Topekan Paul Carr has earned an international reputation as one of the quickest, most-authoritative sports-stats gurus

It’s a stormy summer night in Rio de Janeiro. The 2014 World Cup is well underway, and Paul Carr, a longtime Topekan and a senior researcher at ESPN, is on duty behind the scenes for the semifinal broadcast, a clash of two juggernauts: Brazil and Germany. Nearly 6 million people are tuned in to ESPN’s coverage of the game, and as soon as the broadcast is turned over to the commentators, disaster strikes: a power surge from the raging storm causes a blackout in ESPN’s studio, leaving the team in Rio without electricity.

Broadcasters and crew quickly attempt to relocate as water begins seeping through the ceiling of the studio, turning the gray carpet a shade darker. Then, as if things weren’t crazy enough, Germany starts scoring, putting up a record 5 goals in a mere 18-minute span. Chaos ensues, and amid the pandemonium Paul Carr frantically tries to do his job.

“The notes I have to look up keep changing because they keep scoring, like I can’t even get this one looked up because it’s irrelevant already,” says Carr. “And then we have to figure out where we’re doing halftime, because we can’t do it in the studio. … That was probably the nuttiest hour I’ve ever had in my career.”

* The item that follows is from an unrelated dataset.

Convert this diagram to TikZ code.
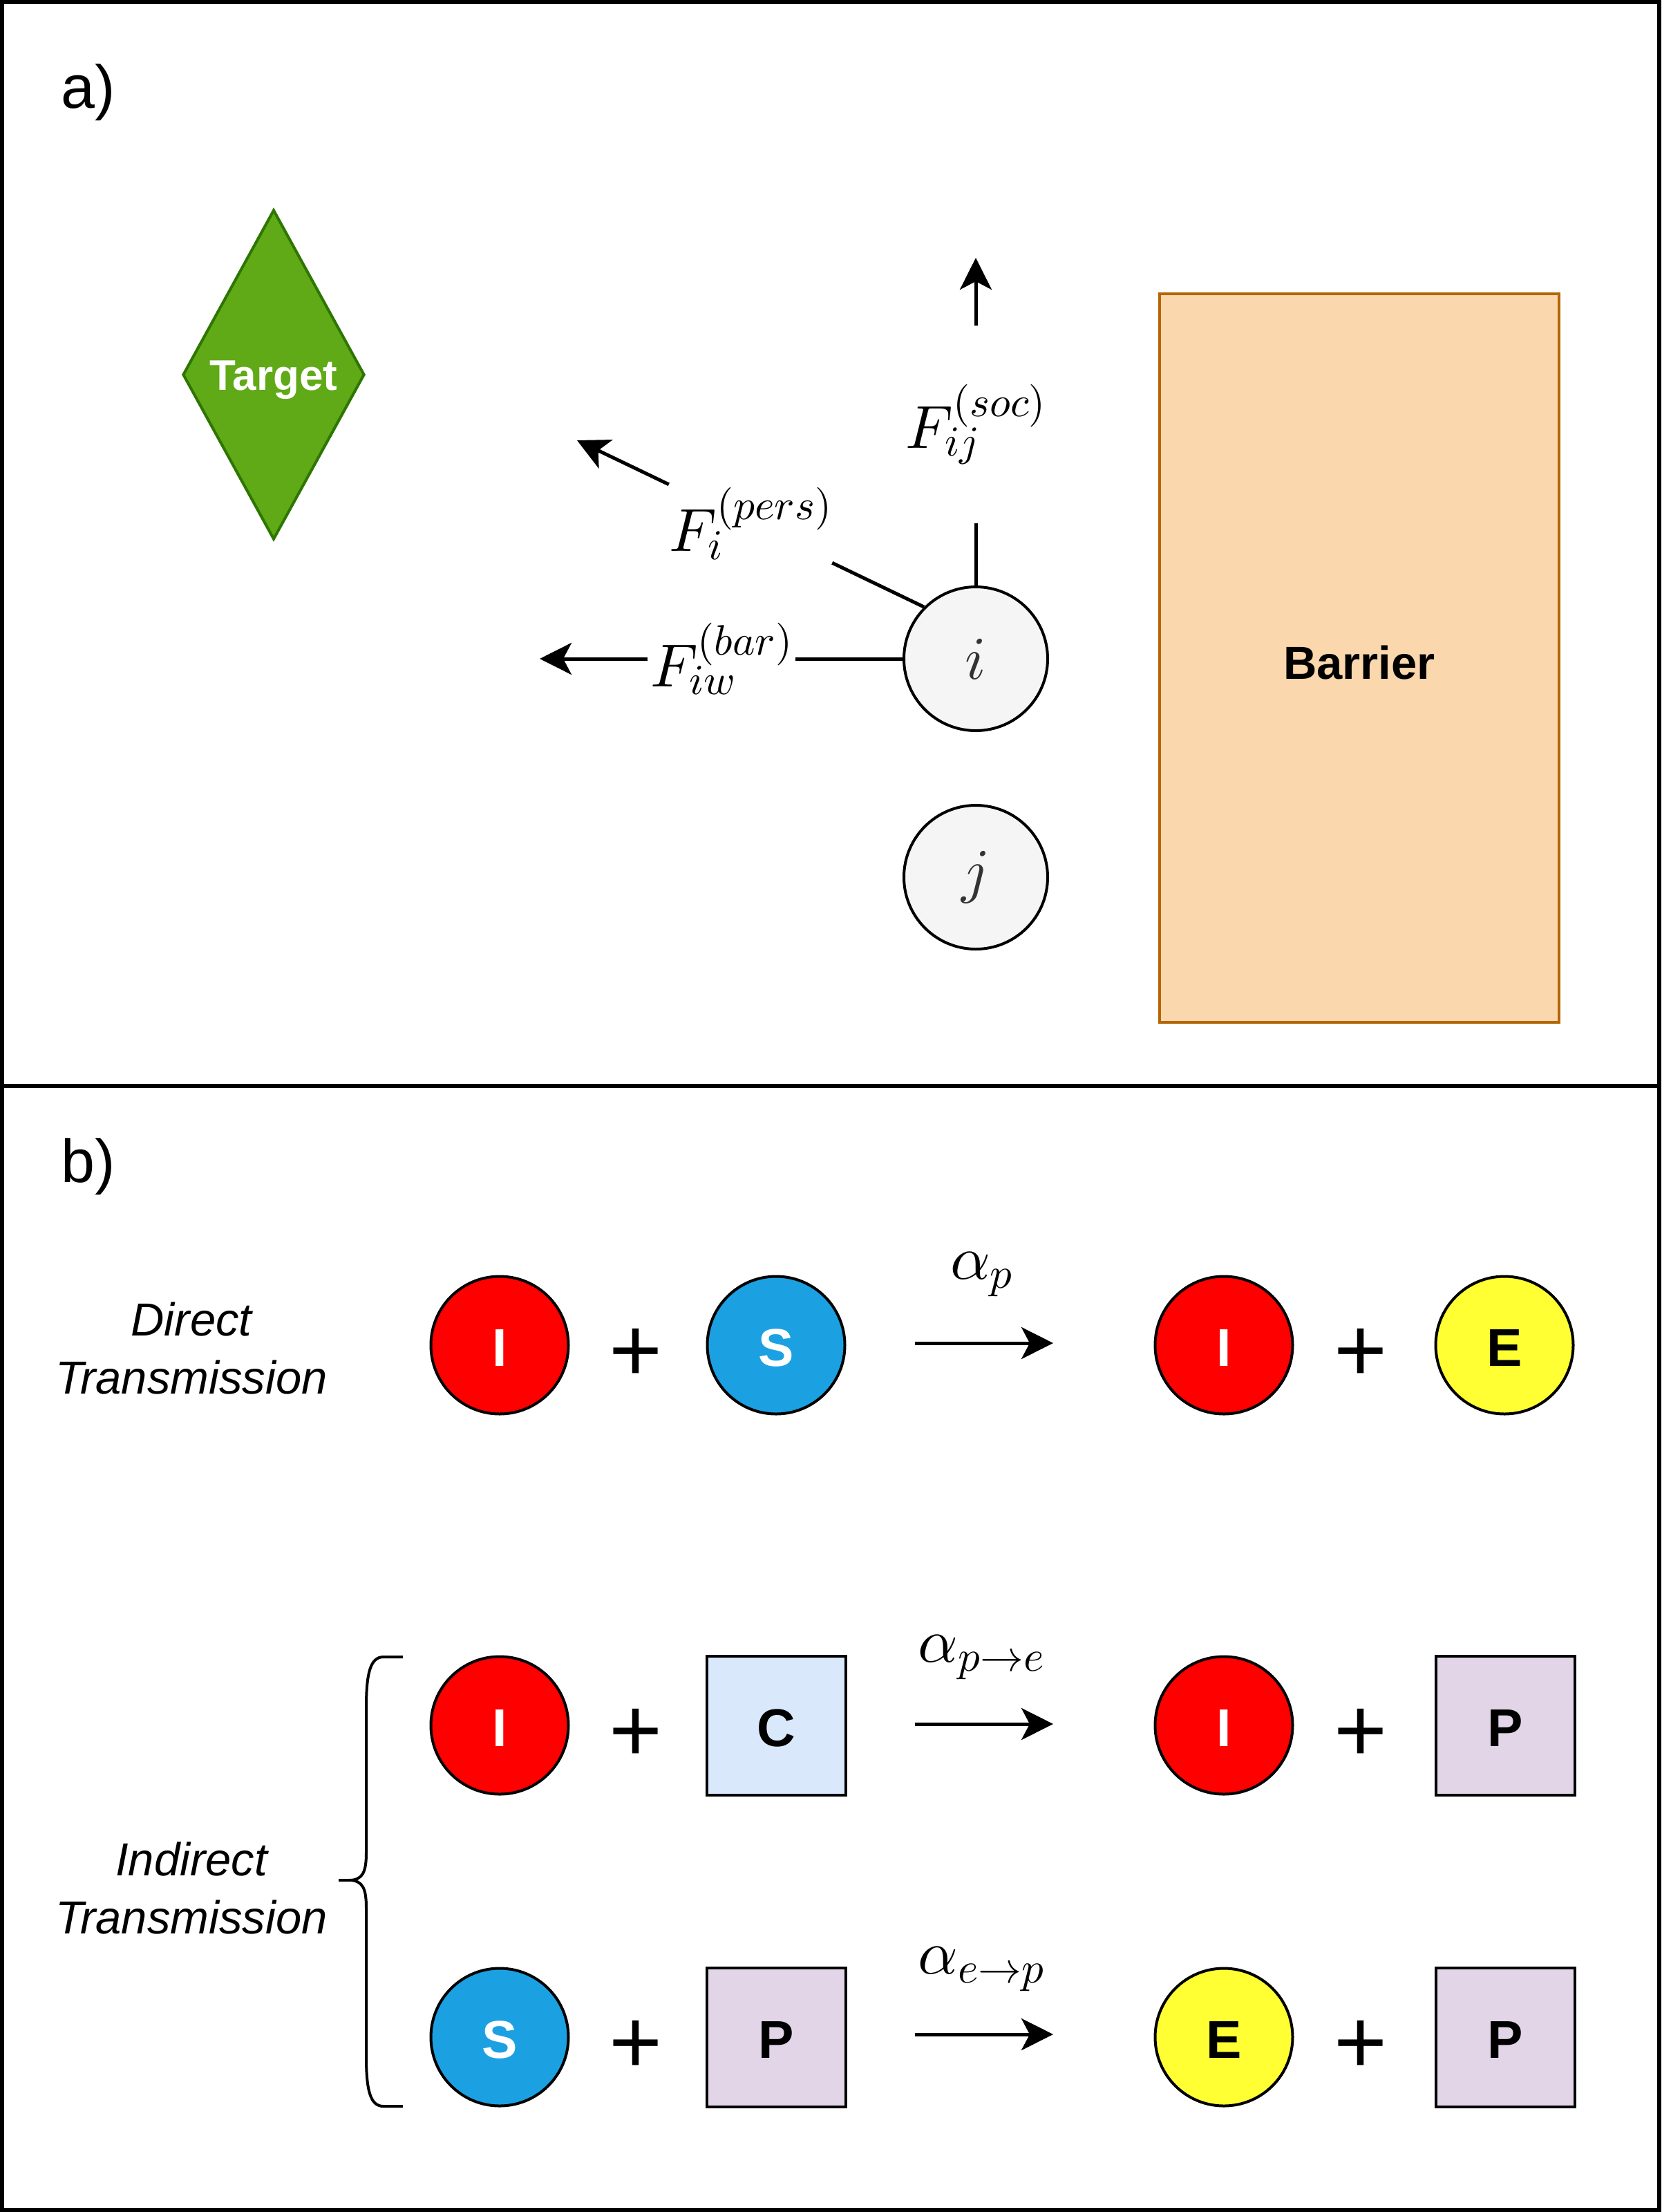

But Carr came through. By halftime, he had researched and confirmed the following stats that went out live through ESPN broadcasters Alexi Lalas and Mike Tirico: no team had ever scored five goals in the first half hour of a World Cup match (Germany was up 5-0 after 28 minutes), and Brazil had never trailed by four goals in any World Cup match, ever. Carr had conjured all this while working through a blackout and escaping a flooding studio.

This is what Carr does, filling the role of the stats master behind the curtain, digging through loads of sports-analytical data to find the perfect stat, a factoid that “captures the essence, the heart, the truth of the game,” as Roger Bennett, host of the famous soccer podcast Men in Blazers, explains it. “To me,” Bennett adds, “it always seemed like [Carr] was so in tune with data and statistics, that some of his best friends were numbers.”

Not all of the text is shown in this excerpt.